The funeral ceremonies seem to have undergone some modification since the natives began to have intercourse with Europeans. In former times the dead were enveloped in straw mats, and kept for a considerable time in the huts: through the influence of the missionaries, apparently, they

have adopted the European custom of interring their dead in certain special places. On the death of a chief or any exalted person, the female relatives of the deceased assemble to mourn for a specific period, and betray their sorrow by loud sobs and lamentations by day and dances by night. The connections of the deceased cut off their hair as a mark of their sorrow. All the goods and clothes of the defunct are carried away by whoever is nearest or first possesses himself of them, and this custom is so universal that objects thus obtained are thenceforth considered as lawful property.

The natives usually pray to the spirits of their departed chiefs, whom they implore to grant them success in fishing, rich harvests in bread-fruit and yams, the arrival of numerous foreign ships with beautiful articles for barter, and a variety of similar matters. The priests of their idols profess to be able to read the future, and the natives place the most implicit confidence in these predictions. They believe that the priest is inspired with the spirit of a deceased chief, and that every word they utter when in this excited state is dictated by the departed. When any of these prophecies fail, as is often enough the case, the cunning priest pretends that another more powerful spirit has interfered, and forcibly prevented the accomplishment of what they had foretold.

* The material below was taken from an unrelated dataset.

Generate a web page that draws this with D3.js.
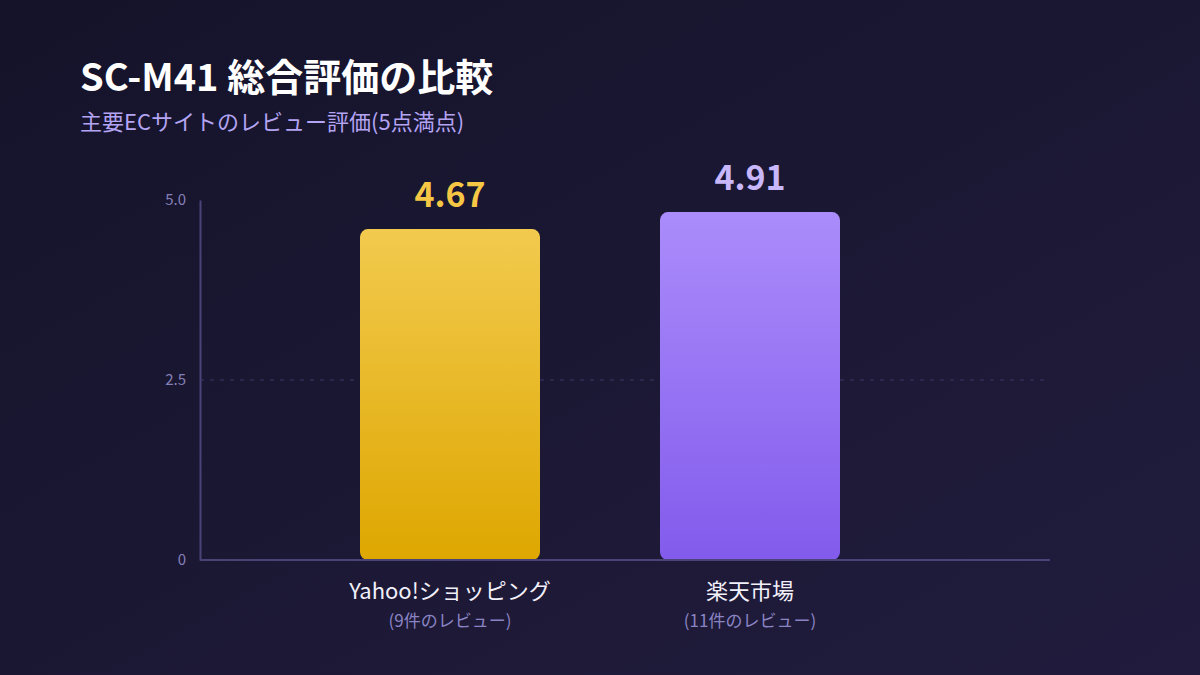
<!DOCTYPE html>
<html>
<head>
<meta charset="utf-8">
<script src="https://cdn.jsdelivr.net/npm/d3@7"></script>
<style>
  html, body { margin: 0; padding: 0; background: #17152b; }
  svg { display: block; font-family: "Noto Sans CJK JP", "Noto Sans", sans-serif; }
</style>
</head>
<body>
<svg id="chart" width="1200" height="675"></svg>
<script>
// Data
const sites = ["Yahoo!ショッピング", "楽天市場"];
const ratings = [4.67, 4.91];
const reviewCounts = ["(9件のレビュー)", "(11件のレビュー)"];
const tickValues = [0, 2.5, 5];
const tickLabels = ["0", "2.5", "5.0"];

const W = 1200, H = 675;
const svg = d3.select("#chart");
const defs = svg.append("defs");

// Background gradient
const bg = defs.append("linearGradient").attr("id", "bg")
  .attr("x1", "0").attr("y1", "0").attr("x2", "1").attr("y2", "1");
bg.append("stop").attr("offset", "0%").attr("stop-color", "#15132a");
bg.append("stop").attr("offset", "100%").attr("stop-color", "#211c3d");
svg.append("rect").attr("width", W).attr("height", H).attr("fill", "url(#bg)");

// Bar gradients
const barColors = [
  { id: "gYahoo", top: "#f2ca4e", bottom: "#dea700", label: "#f5c744" },
  { id: "gRakuten", top: "#ab8cfb", bottom: "#825bec", label: "#c8b8fb" }
];
barColors.forEach(c => {
  const g = defs.append("linearGradient").attr("id", c.id)
    .attr("x1", "0").attr("y1", "0").attr("x2", "0").attr("y2", "1");
  g.append("stop").attr("offset", "0%").attr("stop-color", c.top);
  g.append("stop").attr("offset", "100%").attr("stop-color", c.bottom);
});

// Title
svg.append("text")
  .attr("x", 80).attr("y", 91)
  .attr("font-size", "38px").attr("font-weight", "bold")
  .attr("fill", "#ffffff")
  .text("SC-M41 総合評価の比較");

svg.append("text")
  .attr("x", 80).attr("y", 130)
  .attr("font-size", "22px")
  .attr("fill", "#b3a4f4")
  .text("主要ECサイトのレビュー評価(5点満点)");

// Scales
const margin = { left: 200, right: 1050, top: 200, bottom: 560 };

const xScale = d3.scaleBand()
  .domain(sites)
  .range([300, 900])
  .paddingInner(0.4)
  .paddingOuter(0.2);

const yScale = d3.scaleLinear()
  .domain([0, 5])
  .range([margin.bottom, margin.top]);

// bars end a little short of the axis scale
const barScale = d3.scaleLinear()
  .domain([0, 5.08])
  .range([margin.bottom, margin.top]);

// Gridline at 2.5
svg.append("line")
  .attr("x1", margin.left).attr("x2", 1045)
  .attr("y1", yScale(2.5)).attr("y2", yScale(2.5))
  .attr("stroke", "#3c3663").attr("stroke-width", 1)
  .attr("stroke-dasharray", "4,6");

// Y axis
const yAxis = svg.append("g")
  .attr("transform", `translate(${margin.left},0)`)
  .call(d3.axisLeft(yScale).tickValues(tickValues)
    .tickFormat((d, i) => tickLabels[i]).tickSize(0).tickPadding(14));
yAxis.select(".domain").attr("stroke", "#4a4378").attr("stroke-width", 2);
yAxis.selectAll("text")
  .attr("fill", "#8680b8").attr("font-size", "15px")
  .style("font-family", "'Noto Sans CJK JP', 'Noto Sans', sans-serif");

// Bars
svg.selectAll("rect.bar")
  .data(ratings)
  .enter()
  .append("rect")
  .attr("class", "bar")
  .attr("x", (d, i) => xScale(sites[i]))
  .attr("y", d => barScale(d))
  .attr("width", xScale.bandwidth())
  .attr("height", d => margin.bottom - barScale(d))
  .attr("rx", 8).attr("ry", 8)
  .attr("fill", (d, i) => `url(#${barColors[i].id})`);

// X axis line
svg.append("line")
  .attr("x1", margin.left).attr("x2", margin.right)
  .attr("y1", margin.bottom).attr("y2", margin.bottom)
  .attr("stroke", "#4a4378").attr("stroke-width", 2);

// Value labels
svg.selectAll("text.value")
  .data(ratings)
  .enter()
  .append("text")
  .attr("class", "value")
  .attr("x", (d, i) => xScale(sites[i]) + xScale.bandwidth() / 2)
  .attr("y", d => barScale(d) - 22)
  .attr("text-anchor", "middle")
  .attr("font-size", "34px").attr("font-weight", "bold")
  .attr("fill", (d, i) => barColors[i].label)
  .text(d => d.toFixed(2));

// Category labels
svg.selectAll("text.cat")
  .data(sites)
  .enter()
  .append("text")
  .attr("class", "cat")
  .attr("x", d => xScale(d) + xScale.bandwidth() / 2)
  .attr("y", 599)
  .attr("text-anchor", "middle")
  .attr("font-size", "22px")
  .attr("fill", "#f2f0fb")
  .text(d => d);

svg.selectAll("text.count")
  .data(reviewCounts)
  .enter()
  .append("text")
  .attr("class", "count")
  .attr("x", (d, i) => xScale(sites[i]) + xScale.bandwidth() / 2)
  .attr("y", 627)
  .attr("text-anchor", "middle")
  .attr("font-size", "17px")
  .attr("fill", "#8b84c4")
  .text(d => d);
</script>
</body>
</html>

The religion of this primitive people is very simple. They have neither idols nor temple, and although they believe in a future state after death, they seem to have no religious customs or festivals of any sort. Their notion of a future

state is under such circumstances exceedingly extraordinary.

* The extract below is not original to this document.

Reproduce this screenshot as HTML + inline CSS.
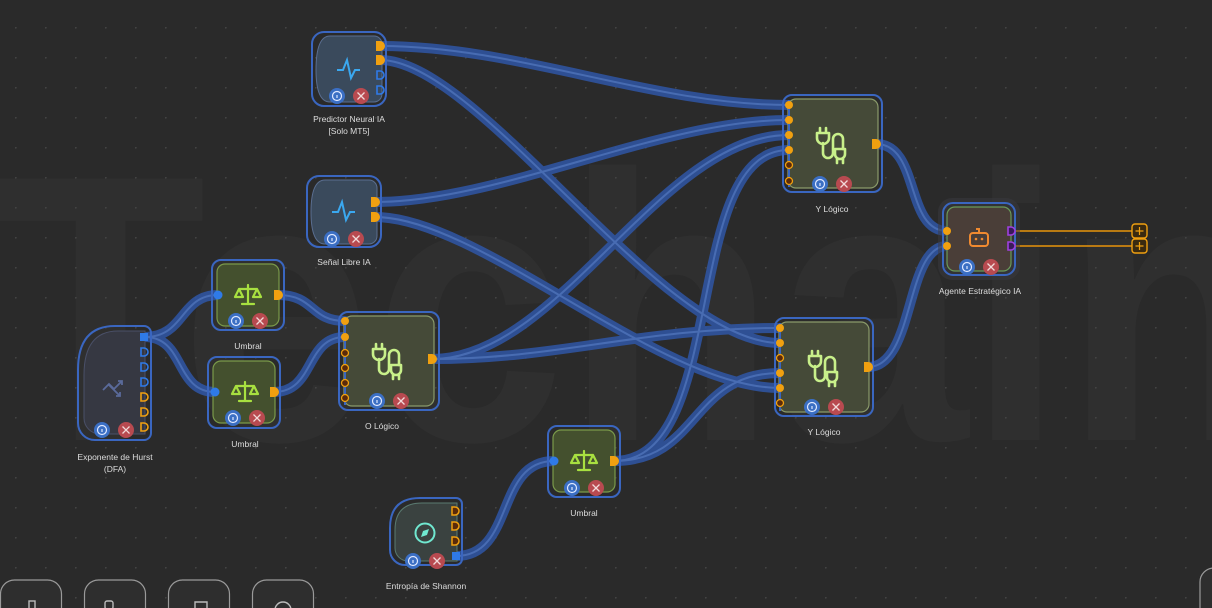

Their abode after death they believe to be surrounded by a colossal wall amid a fathomless abyss, in fact a sort of fortress. The only portal into this Elysian abode is guarded by an old woman, whose duty it is to hurl back into the yawning deep the shadows of the departed, who are compelled to spring upwards from the abyss. Such of the shadows as succeed in eluding the evil spirit and effecting an entrance are for ever happy; on the other hand, those whom the malicious female demon succeeds in precipitating into the abyss sink into the region of endless woe and torture.

The native festivals, as a rule, take precedence of every other business, no matter how pressing. Every year the king visits the various villages and settlements of those of his tribe, at which period the chief festivities take place, the chiefs vieing with each other in entertaining him. Enormous quantities of yam and bread-fruit are on such occasions cooked two days previous, and Kawa is drunk to excess.

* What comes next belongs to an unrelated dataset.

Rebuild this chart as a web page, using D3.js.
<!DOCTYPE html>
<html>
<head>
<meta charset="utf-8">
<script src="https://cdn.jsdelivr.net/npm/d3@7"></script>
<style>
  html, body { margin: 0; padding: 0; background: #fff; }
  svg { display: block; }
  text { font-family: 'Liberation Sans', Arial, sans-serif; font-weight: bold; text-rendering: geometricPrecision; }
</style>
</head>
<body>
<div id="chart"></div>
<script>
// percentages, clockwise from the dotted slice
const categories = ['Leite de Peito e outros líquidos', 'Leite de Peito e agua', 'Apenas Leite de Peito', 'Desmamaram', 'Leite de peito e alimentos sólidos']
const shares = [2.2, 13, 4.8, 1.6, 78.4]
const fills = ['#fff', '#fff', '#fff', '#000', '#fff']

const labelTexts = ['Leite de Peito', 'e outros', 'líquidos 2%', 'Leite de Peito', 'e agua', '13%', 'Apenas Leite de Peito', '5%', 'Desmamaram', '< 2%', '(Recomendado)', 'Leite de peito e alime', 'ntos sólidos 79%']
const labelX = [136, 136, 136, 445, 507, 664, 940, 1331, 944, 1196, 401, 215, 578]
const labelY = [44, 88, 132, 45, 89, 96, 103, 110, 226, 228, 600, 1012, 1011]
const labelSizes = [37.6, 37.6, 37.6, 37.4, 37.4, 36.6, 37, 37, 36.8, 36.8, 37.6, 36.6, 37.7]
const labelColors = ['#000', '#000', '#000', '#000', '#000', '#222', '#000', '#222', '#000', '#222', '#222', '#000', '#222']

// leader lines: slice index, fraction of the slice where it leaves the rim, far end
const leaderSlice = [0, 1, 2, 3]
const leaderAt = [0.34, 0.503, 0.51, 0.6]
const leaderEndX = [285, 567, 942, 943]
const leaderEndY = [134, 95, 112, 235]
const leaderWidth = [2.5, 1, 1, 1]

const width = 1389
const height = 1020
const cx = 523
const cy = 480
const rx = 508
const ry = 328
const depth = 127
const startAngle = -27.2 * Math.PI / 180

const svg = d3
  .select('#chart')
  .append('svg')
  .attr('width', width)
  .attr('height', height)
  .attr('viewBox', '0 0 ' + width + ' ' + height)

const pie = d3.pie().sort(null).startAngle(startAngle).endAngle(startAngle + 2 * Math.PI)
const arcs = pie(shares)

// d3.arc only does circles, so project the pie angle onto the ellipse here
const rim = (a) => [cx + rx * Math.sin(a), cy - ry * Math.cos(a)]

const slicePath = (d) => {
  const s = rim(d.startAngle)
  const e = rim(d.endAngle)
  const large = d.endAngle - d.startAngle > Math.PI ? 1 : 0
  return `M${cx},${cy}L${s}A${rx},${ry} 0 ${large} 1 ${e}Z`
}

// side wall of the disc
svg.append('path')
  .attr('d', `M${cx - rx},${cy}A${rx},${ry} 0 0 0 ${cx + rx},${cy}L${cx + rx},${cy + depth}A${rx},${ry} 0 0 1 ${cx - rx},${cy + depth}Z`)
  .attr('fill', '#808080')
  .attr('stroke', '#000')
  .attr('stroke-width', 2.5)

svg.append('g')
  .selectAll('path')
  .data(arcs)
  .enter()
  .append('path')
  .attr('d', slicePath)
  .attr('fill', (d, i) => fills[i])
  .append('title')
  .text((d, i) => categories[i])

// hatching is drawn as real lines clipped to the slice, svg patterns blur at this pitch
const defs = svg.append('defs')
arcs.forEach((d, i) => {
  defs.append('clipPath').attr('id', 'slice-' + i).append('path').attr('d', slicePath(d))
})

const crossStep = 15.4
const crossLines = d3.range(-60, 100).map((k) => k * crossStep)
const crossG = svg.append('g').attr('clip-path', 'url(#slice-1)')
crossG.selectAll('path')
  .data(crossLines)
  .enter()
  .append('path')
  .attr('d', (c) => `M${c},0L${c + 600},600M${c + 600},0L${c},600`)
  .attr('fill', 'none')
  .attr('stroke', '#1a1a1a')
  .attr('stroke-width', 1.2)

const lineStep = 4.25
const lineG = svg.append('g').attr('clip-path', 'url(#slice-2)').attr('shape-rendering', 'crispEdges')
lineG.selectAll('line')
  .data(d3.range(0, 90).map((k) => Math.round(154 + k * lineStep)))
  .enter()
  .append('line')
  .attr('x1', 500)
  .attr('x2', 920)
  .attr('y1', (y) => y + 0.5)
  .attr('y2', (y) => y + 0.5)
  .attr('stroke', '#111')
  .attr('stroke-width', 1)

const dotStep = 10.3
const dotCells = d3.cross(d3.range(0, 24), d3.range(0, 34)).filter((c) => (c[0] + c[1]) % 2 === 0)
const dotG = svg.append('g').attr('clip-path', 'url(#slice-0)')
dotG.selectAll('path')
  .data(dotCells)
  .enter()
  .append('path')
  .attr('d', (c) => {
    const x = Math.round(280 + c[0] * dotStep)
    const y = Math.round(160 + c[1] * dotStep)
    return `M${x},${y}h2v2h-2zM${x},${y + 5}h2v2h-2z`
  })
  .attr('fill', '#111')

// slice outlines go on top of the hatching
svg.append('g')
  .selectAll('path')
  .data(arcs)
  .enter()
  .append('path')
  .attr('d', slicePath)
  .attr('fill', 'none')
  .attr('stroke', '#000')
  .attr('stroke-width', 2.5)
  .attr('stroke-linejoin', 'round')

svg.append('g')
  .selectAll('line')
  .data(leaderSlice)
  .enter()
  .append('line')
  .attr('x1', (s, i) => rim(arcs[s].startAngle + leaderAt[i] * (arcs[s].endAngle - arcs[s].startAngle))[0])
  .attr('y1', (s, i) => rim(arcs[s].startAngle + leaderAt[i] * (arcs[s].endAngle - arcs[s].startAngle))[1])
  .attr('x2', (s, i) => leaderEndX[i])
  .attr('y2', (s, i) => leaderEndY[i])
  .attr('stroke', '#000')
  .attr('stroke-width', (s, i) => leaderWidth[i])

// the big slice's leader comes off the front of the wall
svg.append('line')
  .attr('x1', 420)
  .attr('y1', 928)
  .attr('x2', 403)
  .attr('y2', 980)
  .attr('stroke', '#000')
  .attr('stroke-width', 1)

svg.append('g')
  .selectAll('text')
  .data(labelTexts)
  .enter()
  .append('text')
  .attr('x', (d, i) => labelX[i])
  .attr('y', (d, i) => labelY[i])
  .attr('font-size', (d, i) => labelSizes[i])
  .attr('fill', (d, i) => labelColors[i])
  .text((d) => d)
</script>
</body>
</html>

Their dances are far from unbecoming, and are quite free from those lascivious gestures which are so often seen at the festivals of the other inhabitants of the South Sea. The dancers are usually unmarried lads and girls, who stand opposite each other in long rows. While keeping time with their feet to the music, they accompany the dance with graceful motions of the arms and upper part of the body.

Occasionally they throw their arms out, snap their fingers, and then clap the hands together. Every movement is performed with extraordinary precision, and at the same moment by all the dancers. Their sole musical instrument is a small flute made of bamboo-cane, the notes of which they draw forth by inserting one end in the nostril and blowing gently, while their hands are busy fingering the holes in the usual way.

Their drum is a piece of hollowed-out wood with the skin of a shark stretched over it, of the shape of a sand-glass. This is struck with the fingers of the right hand, the instrument being hung on the left side. The sound somewhat resembles the Tom-tom of the Hindoos. The drummer sits cross-legged on the ground, and accompanies the beat of the drum with apposite words.